Another landmine is funding for the Interior Department and the Environmental Protection Agency, which Democrats contend is inadequate.


Democrats have also highlighted an $11.5 billion maintenance backlog for the National Park Service, which celebrates its centennial next year.
 
On top of the funding clash, dozens of policy riders are on the table, setting up a standoff that some lawmakers warn could lead to a shutdown.
 
Republicans, for instance, have set their sights on repealing as much of the 2010 Dodd-Frank Wall Street Reform Act as possible.
 
They are pushing provisions that would bar the government from designating non-bank financial institutions “too big to fail” and blocking the Securities and Exchange Commission from issuing rules requiring firms to disclose corporate political spending.
 
Senate Republicans want to chip away at Dodd-Frank rules addressing potentially abusive mortgage lending and risk management at major banks.
 
Another target is the Consumer Financial Protection Bureau, which was created by the 2010 Wall Street reform law.
 
Republicans want to make the agency subject to oversight by congressional appropriations committees, which Democrats argue would undermine its independence.

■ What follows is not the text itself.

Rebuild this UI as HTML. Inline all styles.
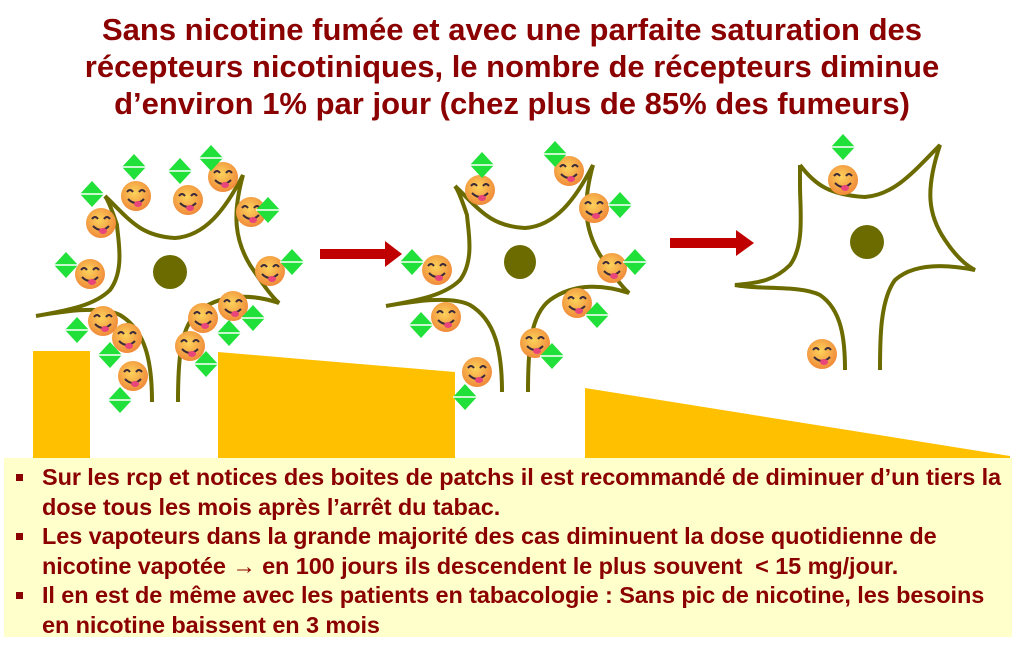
<!DOCTYPE html>
<html><head><meta charset="utf-8"><style>
body{margin:0;width:1024px;height:645px;background:#fff;overflow:hidden;position:relative;font-family:"Liberation Sans",sans-serif;}
.title{position:absolute;left:0;top:11px;width:1024px;text-align:center;color:#8b0000;font-weight:bold;font-size:31px;line-height:37px;}
.box{position:absolute;left:4px;top:458px;width:1008px;height:179px;background:#ffffcc;}
.box ul{margin:0;padding:0;list-style:none;position:absolute;left:0;top:5px;width:1006px;}
.box li{position:relative;padding-left:38px;color:#8b0000;font-weight:bold;font-size:23.5px;line-height:29.5px;letter-spacing:-0.1px;}
.box li:before{content:"";position:absolute;left:12px;top:11px;width:7px;height:7px;background:#8b0000;}
svg{position:absolute;left:0;top:0;}
</style></head><body>
<div class="title">Sans nicotine fumée et avec une parfaite saturation des<br>récepteurs nicotiniques, le nombre de récepteurs diminue<br>d’environ 1% par jour (chez plus de 85% des fumeurs)</div>
<svg width="1024" height="645">
<defs>
<radialGradient id="eg" cx="0.45" cy="0.4" r="0.6"><stop offset="0" stop-color="#fcd25a"/><stop offset="1" stop-color="#f08a3a"/></radialGradient>
<g id="em"><circle r="15" fill="url(#eg)"/><path d="M-9,-4 q3,-4 6,0 M3,-4 q3,-4 6,0" stroke="#3a2a3a" stroke-width="2" fill="none"/><path d="M-8,3 q8,8 16,0" stroke="#3a2a3a" stroke-width="2" fill="none"/><ellipse cx="2" cy="8" rx="4" ry="3" fill="#e8457a"/></g>
<g id="dm"><path d="M0,-13 L12,0 L0,13 L-12,0Z" fill="#22e03a"/><path d="M-12,0 H12" stroke="#fff" stroke-width="1.5"/></g>
<path id="nr" d="M105,196 C130,220 140,236 175,238 C205,236 225,210 243,175 C232,215 235,240 250,265 C260,280 270,295 279,303 C255,295 225,292 200,310 C180,325 178,360 178,402 M152,402 C152,360 145,330 120,315 C100,305 60,312 36,316 C70,310 95,305 110,290 C125,270 118,240 117,225 C112,210 108,200 105,196" fill="none" stroke="#6b6b00" stroke-width="4"/>
</defs>
<rect x="33" y="351" width="57" height="110" fill="#ffc000"/>
<path d="M218,352 L455,372 L455,460 L218,460Z" fill="#ffc000"/>
<path d="M585,388 L1010,456 L1010,460 L585,460Z" fill="#ffc000"/>
<use href="#nr"/>
<ellipse cx="170" cy="272" rx="17" ry="17" fill="#6b6b00"/>
<use href="#nr" transform="translate(350,-10)"/>
<ellipse cx="520" cy="262" rx="16" ry="17" fill="#6b6b00"/>
<path d="M800,165 C815,185 830,195 865,197 C895,195 915,170 940,145 C925,190 928,215 945,240 C955,255 965,265 975,270 C950,265 915,262 895,280 C880,300 880,340 880,370 M845,370 C845,340 842,310 820,295 C800,285 760,290 735,285 C760,283 775,280 790,265 C805,245 800,210 800,185 L800,165" fill="none" stroke="#6b6b00" stroke-width="4"/>
<ellipse cx="867" cy="242" rx="17" ry="17" fill="#6b6b00"/>
<path d="M320,249 H385 V241 L402,254 L385,267 V259 H320Z" fill="#c00000"/>
<path d="M670,238 H736 V230 L754,243 L736,256 V248 H670Z" fill="#c00000"/>
<g>
<use href="#em" x="136" y="196"/><use href="#em" x="188" y="200"/><use href="#em" x="101" y="223"/><use href="#em" x="223" y="177"/><use href="#em" x="251" y="212"/><use href="#em" x="90" y="274"/><use href="#em" x="270" y="271"/><use href="#em" x="103" y="321"/><use href="#em" x="127" y="338"/><use href="#em" x="133" y="376"/><use href="#em" x="203" y="318"/><use href="#em" x="233" y="306"/><use href="#em" x="190" y="346"/>
<use href="#dm" x="92" y="194"/><use href="#dm" x="134" y="167"/><use href="#dm" x="180" y="171"/><use href="#dm" x="211" y="158"/><use href="#dm" x="268" y="210"/><use href="#dm" x="66" y="265"/><use href="#dm" x="292" y="262"/><use href="#dm" x="77" y="330"/><use href="#dm" x="110" y="355"/><use href="#dm" x="120" y="400"/><use href="#dm" x="253" y="318"/><use href="#dm" x="229" y="333"/><use href="#dm" x="206" y="364"/>
<use href="#em" x="480" y="190"/><use href="#em" x="569" y="171"/><use href="#em" x="594" y="208"/><use href="#em" x="437" y="270"/><use href="#em" x="612" y="268"/><use href="#em" x="446" y="317"/><use href="#em" x="577" y="303"/><use href="#em" x="535" y="343"/><use href="#em" x="477" y="372"/>
<use href="#dm" x="482" y="165"/><use href="#dm" x="555" y="154"/><use href="#dm" x="620" y="205"/><use href="#dm" x="412" y="262"/><use href="#dm" x="635" y="262"/><use href="#dm" x="421" y="325"/><use href="#dm" x="597" y="315"/><use href="#dm" x="552" y="356"/><use href="#dm" x="465" y="397"/>
<use href="#em" x="843" y="180"/><use href="#em" x="822" y="354"/><use href="#dm" x="843" y="147"/>
</g>
</svg>
<div class="box"><ul>
<li>Sur les rcp et notices des boites de patchs il est recommandé de diminuer d’un tiers la dose tous les mois après l’arrêt du tabac.</li>
<li>Les vapoteurs dans la grande majorité des cas diminuent la dose quotidienne de nicotine vapotée → en 100 jours ils descendent le plus souvent &nbsp;&lt; 15 mg/jour.</li>
<li>Il en est de même avec les patients en tabacologie : Sans pic de nicotine, les besoins en nicotine baissent en 3 mois</li>
</ul></div>
</body></html>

Republicans also want to change its leadership structure from a single director to a five-member commission. Liberal critics of that proposal such as Public Citizen argue the change would make the agency less accountable and more likely to become gridlocked.
 
Democratic leaders warn these riders could cause a government shutdown by stalling the omnibus despite last month’s budget deal, which boosted the top-line spending numbers.
 
“There may be a shutdown,” Sen. Charles Schumer (N.Y.), the third-ranking member of the Senate Democratic leadership, told The Huffington Post earlier this month. “It won’t be over the numbers. We won that fight. We won it big. It would be over the riders.”
 
Republicans counter that riders are included in every annual spending package.
 
“Riders on appropriations bills are as common as the sun rising in the morning and setting in the evening,” said a Senate Republican leadership aide, who noted that Democrats are pushing some of their own riders.
 
Senate aides say riders addressing Wall Street and environmental regulations will provoke the biggest fight next month.
 
Negotiators have begun discussing them since the Senate and House recessed last week.
 
On the environmental front, Senate and House Republicans are pushing language blocking the administration from enforcing a proposed clean power rule.
 
The Senate voted last week on a resolution sponsored by Senate Majority Leader Mitch McConnell (R-Ky.) to block the EPA from implementing the rule. It passed 52 to 46 on a largely party-line vote.
 
Senate Democratic leadership aides say McConnell’s outspoken support for it portends problems for the spending package next month.
 
“The level of acrimony is related to hard a Republicans push to pass things that couldn’t pass in the Senate on their own,” said a senior Democratic aide. “Republicans are trying to undo EPA regulations any way they can. McConnell has made a loud showing of his effort to use the appropriations process to win on provisions that can’t pass on their own.”
 
Republicans are also pushing language to halt the implementation of the “waters of the U.S.” rule, which expands protections for streams and wetlands. The GOP, however, argues the regulation is overly broad and will increase construction costs.
 
The Senate earlier this month passed a resolution 53 to 44 disapproving the rule.
 
Both disapproval resolutions are subject to presidential vetos.
 
Republicans think they’ll have more leverage if language blocking the regulations is part of a year-end package to keep the government open until next fall.